▶ [Work required] Transcribe the listing below word for word.

----

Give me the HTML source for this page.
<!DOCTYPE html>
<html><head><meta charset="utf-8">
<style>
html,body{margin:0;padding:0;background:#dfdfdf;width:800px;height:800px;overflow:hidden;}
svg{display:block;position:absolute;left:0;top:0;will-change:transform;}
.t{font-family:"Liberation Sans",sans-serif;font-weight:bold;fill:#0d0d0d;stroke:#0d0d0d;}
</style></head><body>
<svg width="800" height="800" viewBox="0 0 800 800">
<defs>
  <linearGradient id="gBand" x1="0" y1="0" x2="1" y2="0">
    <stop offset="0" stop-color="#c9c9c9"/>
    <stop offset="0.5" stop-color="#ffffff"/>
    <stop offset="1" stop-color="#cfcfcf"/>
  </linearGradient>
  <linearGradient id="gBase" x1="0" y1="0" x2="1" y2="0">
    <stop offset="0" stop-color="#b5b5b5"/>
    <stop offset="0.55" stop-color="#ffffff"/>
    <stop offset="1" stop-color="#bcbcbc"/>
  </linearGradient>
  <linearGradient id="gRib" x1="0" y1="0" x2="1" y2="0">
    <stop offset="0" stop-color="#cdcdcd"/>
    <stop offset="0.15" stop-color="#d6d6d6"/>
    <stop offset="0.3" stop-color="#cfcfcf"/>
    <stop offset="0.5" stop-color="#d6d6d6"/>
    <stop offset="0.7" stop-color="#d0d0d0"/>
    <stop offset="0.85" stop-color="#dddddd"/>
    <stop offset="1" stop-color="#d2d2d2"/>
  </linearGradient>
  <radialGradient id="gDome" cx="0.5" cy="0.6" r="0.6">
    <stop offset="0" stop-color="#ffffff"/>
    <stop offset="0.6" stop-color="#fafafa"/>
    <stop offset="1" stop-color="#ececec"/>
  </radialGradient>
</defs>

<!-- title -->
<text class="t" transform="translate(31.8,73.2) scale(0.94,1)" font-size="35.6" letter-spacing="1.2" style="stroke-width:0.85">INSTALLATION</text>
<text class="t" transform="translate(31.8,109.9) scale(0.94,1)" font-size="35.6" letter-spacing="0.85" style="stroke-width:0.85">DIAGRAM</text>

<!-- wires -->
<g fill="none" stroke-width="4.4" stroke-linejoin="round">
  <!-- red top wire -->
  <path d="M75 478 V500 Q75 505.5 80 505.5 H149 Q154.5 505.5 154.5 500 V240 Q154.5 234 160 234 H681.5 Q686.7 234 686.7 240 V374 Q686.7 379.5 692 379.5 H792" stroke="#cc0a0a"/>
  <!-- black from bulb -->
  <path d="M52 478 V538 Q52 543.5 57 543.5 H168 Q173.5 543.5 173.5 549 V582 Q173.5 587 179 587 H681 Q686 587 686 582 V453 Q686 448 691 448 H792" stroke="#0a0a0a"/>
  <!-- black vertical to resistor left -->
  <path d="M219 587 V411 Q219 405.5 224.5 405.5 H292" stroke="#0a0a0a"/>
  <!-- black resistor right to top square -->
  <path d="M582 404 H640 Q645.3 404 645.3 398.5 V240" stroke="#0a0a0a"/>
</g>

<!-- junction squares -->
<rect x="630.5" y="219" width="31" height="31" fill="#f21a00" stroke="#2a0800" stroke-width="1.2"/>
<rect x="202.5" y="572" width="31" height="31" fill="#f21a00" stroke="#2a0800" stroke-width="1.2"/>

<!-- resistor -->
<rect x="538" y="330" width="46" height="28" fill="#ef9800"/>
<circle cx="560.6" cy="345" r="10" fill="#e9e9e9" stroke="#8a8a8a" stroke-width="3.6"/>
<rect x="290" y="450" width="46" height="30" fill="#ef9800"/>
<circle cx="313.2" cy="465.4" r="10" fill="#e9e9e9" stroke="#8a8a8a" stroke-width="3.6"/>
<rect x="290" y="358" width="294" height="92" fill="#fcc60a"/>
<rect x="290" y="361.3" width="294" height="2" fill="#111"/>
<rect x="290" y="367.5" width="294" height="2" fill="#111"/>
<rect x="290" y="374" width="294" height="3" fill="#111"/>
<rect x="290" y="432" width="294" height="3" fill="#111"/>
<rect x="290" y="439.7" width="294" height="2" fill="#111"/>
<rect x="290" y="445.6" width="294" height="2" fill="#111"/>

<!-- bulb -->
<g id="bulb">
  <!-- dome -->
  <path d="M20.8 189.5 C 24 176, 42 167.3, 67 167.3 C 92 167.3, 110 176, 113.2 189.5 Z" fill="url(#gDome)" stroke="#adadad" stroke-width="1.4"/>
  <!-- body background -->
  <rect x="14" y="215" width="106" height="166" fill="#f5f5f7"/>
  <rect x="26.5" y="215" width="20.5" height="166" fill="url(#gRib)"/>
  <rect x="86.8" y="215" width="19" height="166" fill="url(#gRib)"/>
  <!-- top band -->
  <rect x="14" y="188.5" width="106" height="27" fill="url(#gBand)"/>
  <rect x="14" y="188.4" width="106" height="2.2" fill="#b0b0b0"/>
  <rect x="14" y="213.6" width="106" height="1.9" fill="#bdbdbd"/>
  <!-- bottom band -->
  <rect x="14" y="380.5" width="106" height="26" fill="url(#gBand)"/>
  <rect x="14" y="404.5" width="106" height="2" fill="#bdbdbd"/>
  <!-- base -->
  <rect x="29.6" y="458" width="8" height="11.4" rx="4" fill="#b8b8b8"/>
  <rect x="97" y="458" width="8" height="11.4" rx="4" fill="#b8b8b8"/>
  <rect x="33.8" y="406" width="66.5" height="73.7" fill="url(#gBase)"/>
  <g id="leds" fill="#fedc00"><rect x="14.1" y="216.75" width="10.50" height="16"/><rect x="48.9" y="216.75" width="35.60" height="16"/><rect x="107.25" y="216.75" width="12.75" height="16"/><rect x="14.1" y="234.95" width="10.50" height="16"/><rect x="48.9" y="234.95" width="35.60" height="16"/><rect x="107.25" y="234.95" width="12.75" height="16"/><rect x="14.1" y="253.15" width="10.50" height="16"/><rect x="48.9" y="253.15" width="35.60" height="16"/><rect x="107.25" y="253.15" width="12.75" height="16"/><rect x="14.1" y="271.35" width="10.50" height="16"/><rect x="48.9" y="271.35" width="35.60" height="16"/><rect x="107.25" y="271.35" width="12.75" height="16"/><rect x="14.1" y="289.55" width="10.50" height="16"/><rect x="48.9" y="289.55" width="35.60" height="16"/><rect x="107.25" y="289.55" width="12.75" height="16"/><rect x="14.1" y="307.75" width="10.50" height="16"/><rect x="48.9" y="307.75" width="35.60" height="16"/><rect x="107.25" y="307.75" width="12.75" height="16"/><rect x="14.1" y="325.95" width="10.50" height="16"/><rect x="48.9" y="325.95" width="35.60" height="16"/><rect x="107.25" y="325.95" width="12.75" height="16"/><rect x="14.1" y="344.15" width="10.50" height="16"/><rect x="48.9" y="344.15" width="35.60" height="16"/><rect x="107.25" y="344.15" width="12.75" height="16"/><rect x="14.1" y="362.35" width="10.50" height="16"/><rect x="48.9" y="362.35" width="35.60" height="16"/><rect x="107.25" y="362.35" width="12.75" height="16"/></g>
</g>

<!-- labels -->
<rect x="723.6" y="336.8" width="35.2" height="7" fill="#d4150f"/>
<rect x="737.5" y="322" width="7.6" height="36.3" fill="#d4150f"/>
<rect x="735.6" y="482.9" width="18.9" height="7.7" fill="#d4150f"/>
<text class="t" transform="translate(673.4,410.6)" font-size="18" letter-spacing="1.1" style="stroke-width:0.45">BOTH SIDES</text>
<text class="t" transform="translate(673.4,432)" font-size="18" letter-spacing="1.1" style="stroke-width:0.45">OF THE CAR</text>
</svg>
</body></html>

----

▶ [Solution to the problem]
Give me the HTML source for this page.
<!DOCTYPE html>
<html><head><meta charset="utf-8">
<style>
html,body{margin:0;padding:0;background:#dfdfdf;width:800px;height:800px;overflow:hidden;}
svg{display:block;position:absolute;left:0;top:0;will-change:transform;}
.t{font-family:"Liberation Sans",sans-serif;font-weight:bold;fill:#0d0d0d;stroke:#0d0d0d;}
</style></head><body>
<svg width="800" height="800" viewBox="0 0 800 800">
<defs>
  <linearGradient id="gBand" x1="0" y1="0" x2="1" y2="0">
    <stop offset="0" stop-color="#c9c9c9"/>
    <stop offset="0.5" stop-color="#ffffff"/>
    <stop offset="1" stop-color="#cfcfcf"/>
  </linearGradient>
  <linearGradient id="gBase" x1="0" y1="0" x2="1" y2="0">
    <stop offset="0" stop-color="#b5b5b5"/>
    <stop offset="0.55" stop-color="#ffffff"/>
    <stop offset="1" stop-color="#bcbcbc"/>
  </linearGradient>
  <linearGradient id="gRib" x1="0" y1="0" x2="1" y2="0">
    <stop offset="0" stop-color="#cdcdcd"/>
    <stop offset="0.15" stop-color="#d6d6d6"/>
    <stop offset="0.3" stop-color="#cfcfcf"/>
    <stop offset="0.5" stop-color="#d6d6d6"/>
    <stop offset="0.7" stop-color="#d0d0d0"/>
    <stop offset="0.85" stop-color="#dddddd"/>
    <stop offset="1" stop-color="#d2d2d2"/>
  </linearGradient>
  <radialGradient id="gDome" cx="0.5" cy="0.6" r="0.6">
    <stop offset="0" stop-color="#ffffff"/>
    <stop offset="0.6" stop-color="#fafafa"/>
    <stop offset="1" stop-color="#ececec"/>
  </radialGradient>
</defs>

<!-- title -->
<text class="t" transform="translate(31.8,73.2) scale(0.94,1)" font-size="35.6" letter-spacing="1.2" style="stroke-width:0.85">INSTALLATION</text>
<text class="t" transform="translate(31.8,109.9) scale(0.94,1)" font-size="35.6" letter-spacing="0.85" style="stroke-width:0.85">DIAGRAM</text>

<!-- wires -->
<g fill="none" stroke-width="4.4" stroke-linejoin="round">
  <!-- red top wire -->
  <path d="M75 478 V500 Q75 505.5 80 505.5 H149 Q154.5 505.5 154.5 500 V240 Q154.5 234 160 234 H681.5 Q686.7 234 686.7 240 V374 Q686.7 379.5 692 379.5 H792" stroke="#cc0a0a"/>
  <!-- black from bulb -->
  <path d="M52 478 V538 Q52 543.5 57 543.5 H168 Q173.5 543.5 173.5 549 V582 Q173.5 587 179 587 H681 Q686 587 686 582 V453 Q686 448 691 448 H792" stroke="#0a0a0a"/>
  <!-- black vertical to resistor left -->
  <path d="M219 587 V411 Q219 405.5 224.5 405.5 H292" stroke="#0a0a0a"/>
  <!-- black resistor right to top square -->
  <path d="M582 404 H640 Q645.3 404 645.3 398.5 V240" stroke="#0a0a0a"/>
</g>

<!-- junction squares -->
<rect x="630.5" y="219" width="31" height="31" fill="#f21a00" stroke="#2a0800" stroke-width="1.2"/>
<rect x="202.5" y="572" width="31" height="31" fill="#f21a00" stroke="#2a0800" stroke-width="1.2"/>

<!-- resistor -->
<rect x="538" y="330" width="46" height="28" fill="#ef9800"/>
<circle cx="560.6" cy="345" r="10" fill="#e9e9e9" stroke="#8a8a8a" stroke-width="3.6"/>
<rect x="290" y="450" width="46" height="30" fill="#ef9800"/>
<circle cx="313.2" cy="465.4" r="10" fill="#e9e9e9" stroke="#8a8a8a" stroke-width="3.6"/>
<rect x="290" y="358" width="294" height="92" fill="#fcc60a"/>
<rect x="290" y="361.3" width="294" height="2" fill="#111"/>
<rect x="290" y="367.5" width="294" height="2" fill="#111"/>
<rect x="290" y="374" width="294" height="3" fill="#111"/>
<rect x="290" y="432" width="294" height="3" fill="#111"/>
<rect x="290" y="439.7" width="294" height="2" fill="#111"/>
<rect x="290" y="445.6" width="294" height="2" fill="#111"/>

<!-- bulb -->
<g id="bulb">
  <!-- dome -->
  <path d="M20.8 189.5 C 24 176, 42 167.3, 67 167.3 C 92 167.3, 110 176, 113.2 189.5 Z" fill="url(#gDome)" stroke="#adadad" stroke-width="1.4"/>
  <!-- body background -->
  <rect x="14" y="215" width="106" height="166" fill="#f5f5f7"/>
  <rect x="26.5" y="215" width="20.5" height="166" fill="url(#gRib)"/>
  <rect x="86.8" y="215" width="19" height="166" fill="url(#gRib)"/>
  <!-- top band -->
  <rect x="14" y="188.5" width="106" height="27" fill="url(#gBand)"/>
  <rect x="14" y="188.4" width="106" height="2.2" fill="#b0b0b0"/>
  <rect x="14" y="213.6" width="106" height="1.9" fill="#bdbdbd"/>
  <!-- bottom band -->
  <rect x="14" y="380.5" width="106" height="26" fill="url(#gBand)"/>
  <rect x="14" y="404.5" width="106" height="2" fill="#bdbdbd"/>
  <!-- base -->
  <rect x="29.6" y="458" width="8" height="11.4" rx="4" fill="#b8b8b8"/>
  <rect x="97" y="458" width="8" height="11.4" rx="4" fill="#b8b8b8"/>
  <rect x="33.8" y="406" width="66.5" height="73.7" fill="url(#gBase)"/>
  <g id="leds" fill="#fedc00"><rect x="14.1" y="216.75" width="10.50" height="16"/><rect x="48.9" y="216.75" width="35.60" height="16"/><rect x="107.25" y="216.75" width="12.75" height="16"/><rect x="14.1" y="234.95" width="10.50" height="16"/><rect x="48.9" y="234.95" width="35.60" height="16"/><rect x="107.25" y="234.95" width="12.75" height="16"/><rect x="14.1" y="253.15" width="10.50" height="16"/><rect x="48.9" y="253.15" width="35.60" height="16"/><rect x="107.25" y="253.15" width="12.75" height="16"/><rect x="14.1" y="271.35" width="10.50" height="16"/><rect x="48.9" y="271.35" width="35.60" height="16"/><rect x="107.25" y="271.35" width="12.75" height="16"/><rect x="14.1" y="289.55" width="10.50" height="16"/><rect x="48.9" y="289.55" width="35.60" height="16"/><rect x="107.25" y="289.55" width="12.75" height="16"/><rect x="14.1" y="307.75" width="10.50" height="16"/><rect x="48.9" y="307.75" width="35.60" height="16"/><rect x="107.25" y="307.75" width="12.75" height="16"/><rect x="14.1" y="325.95" width="10.50" height="16"/><rect x="48.9" y="325.95" width="35.60" height="16"/><rect x="107.25" y="325.95" width="12.75" height="16"/><rect x="14.1" y="344.15" width="10.50" height="16"/><rect x="48.9" y="344.15" width="35.60" height="16"/><rect x="107.25" y="344.15" width="12.75" height="16"/><rect x="14.1" y="362.35" width="10.50" height="16"/><rect x="48.9" y="362.35" width="35.60" height="16"/><rect x="107.25" y="362.35" width="12.75" height="16"/></g>
</g>

<!-- labels -->
<rect x="723.6" y="336.8" width="35.2" height="7" fill="#d4150f"/>
<rect x="737.5" y="322" width="7.6" height="36.3" fill="#d4150f"/>
<rect x="735.6" y="482.9" width="18.9" height="7.7" fill="#d4150f"/>
<text class="t" transform="translate(673.4,410.6)" font-size="18" letter-spacing="1.1" style="stroke-width:0.45">BOTH SIDES</text>
<text class="t" transform="translate(673.4,432)" font-size="18" letter-spacing="1.1" style="stroke-width:0.45">OF THE CAR</text>
</svg>
</body></html>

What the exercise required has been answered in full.